Friday, July 24, 2009

Two Cool

2 days ago we had a confirmed (by CT) case of mastoiditis!! This may not seem overly exciting to some folks, but really, it is quite a cool and rare thing to see in North America. Mostly because it is a complication that can arise from an untreated inner ear infection (which almost never happens because ear infections--often viral and self-limiting--are usually overtreated with antibiotics). It was in a patient who had had ear pain for several days following a dive, but had left it until he became unable to sleep due to the discomfort. He presented to the ED with abd pain and dizziness but as he was checking in also mentioned his ear ache.

Vital signs were unremarkable, pt was a fit, middle aged man.

We had a brand new doc on, doing her first locum in an ER so we were all just getting acquainted. When she came out of the room and asked the radiology tech to be called in to conduct a CT of the head we all looked at her like she had two of them. The charge nurse was clarifying,

'For an abd pain?'

'I think he's got a mastoiditis.'

Ohh kaaayyy.

Naturally I went in to take a look, because I am nosey. And I wanted to see why she was suspicious. It is a bit of a zebra diagnosis for an ear ache.
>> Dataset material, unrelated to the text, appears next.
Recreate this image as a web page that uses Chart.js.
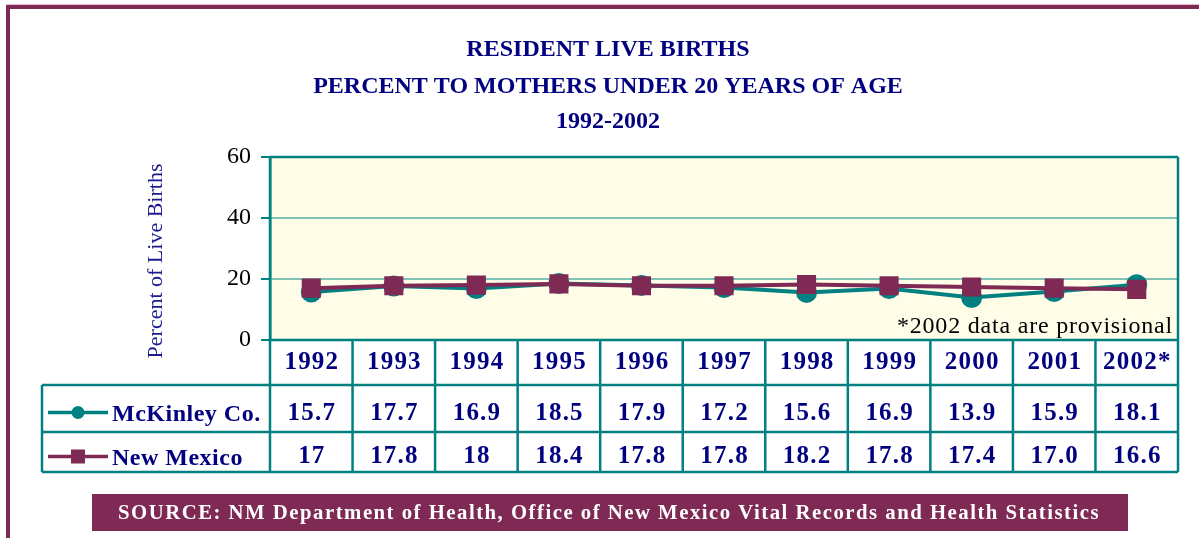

He was exquisitely tender even as I gently pulled his ear up to look in with the scope. I saw a very boggy, swollen, angry looking tympanic membrane with some bloody drainage in the canal. Ohhhh. It looked ugly. And I have seen MANY nasty ears in my time on Baffin Island (hence the colloquial term 'Baffin Ear'). He had only mild post auricular edema and no remarkable adenitis. So we had been a bit skeptical to call in the tech as well as waking up the radiologist who is on call EVERY night and never gets a day off. But sure enough, the CT showed (not the actual CT below but one stellar comparison) the fluid filled area where air ought to be---note the right sided mastoiditis on example below. His looked exactly the same.

So he was admitted, ENT consulted for the morning, started on IV antibiotics and analgesics. We all complimented the doc on her good catch. Many would have sent him packing with an amoxil script. She said the main thing that caused her to suspect the diagnosis was the level of pain that this guy who 'didn't seem like the type to complain' was expressing.

Cool part one.

The second cool thing that happened was I got to give my first cortisone injection! It was a combo of cortisone and marcaine (the marcaine is a longer acting anesthetic--what your dentist uses to 'freeze' your mouth). It was on this guy who was complaining of severe, chronic shoulder pain. He was a very tall bodybuilder and had massive shoulders, covered in tatoos. This made the bony landmarking somewhat of a challenge but apparently I did a bang up job because he said he never even felt the injection. About 15 minutes later he walked out of his cubicle, came up to me and said 'my shoulder has NEVER felt this good, I cannot remember a time when I didn't have pain!'

Ahh, that was just the marcaine talking. But I took the compliment nonetheless. He then asked if I'd do his other shoulder while he was in the department! It was great. I was happy to have the doc talk me through it and glad that the outcome was a positive one (and that I didn't rupture his tendon or something!!!)

All in all, it's been a good week.


Keet said...

Okay, just to clarify, you injected marcaine and cortisone into his shoulder capsule? Like as a treatment for arthritis related inflammation or something?
That is awesome, and would have freaked me out completely. As in, i want to do it under a general and with xray/CT guidance. Good for you!

Albinoblackbear said...

Yeah! Into the bursa. Dude, if you were under general you probably wouldn't do a very good job! hahah :P

Thanks. I was pretty stoked.

I was telling RAH stories the other day and wishing you were there to do some interpretative moves to represent the events.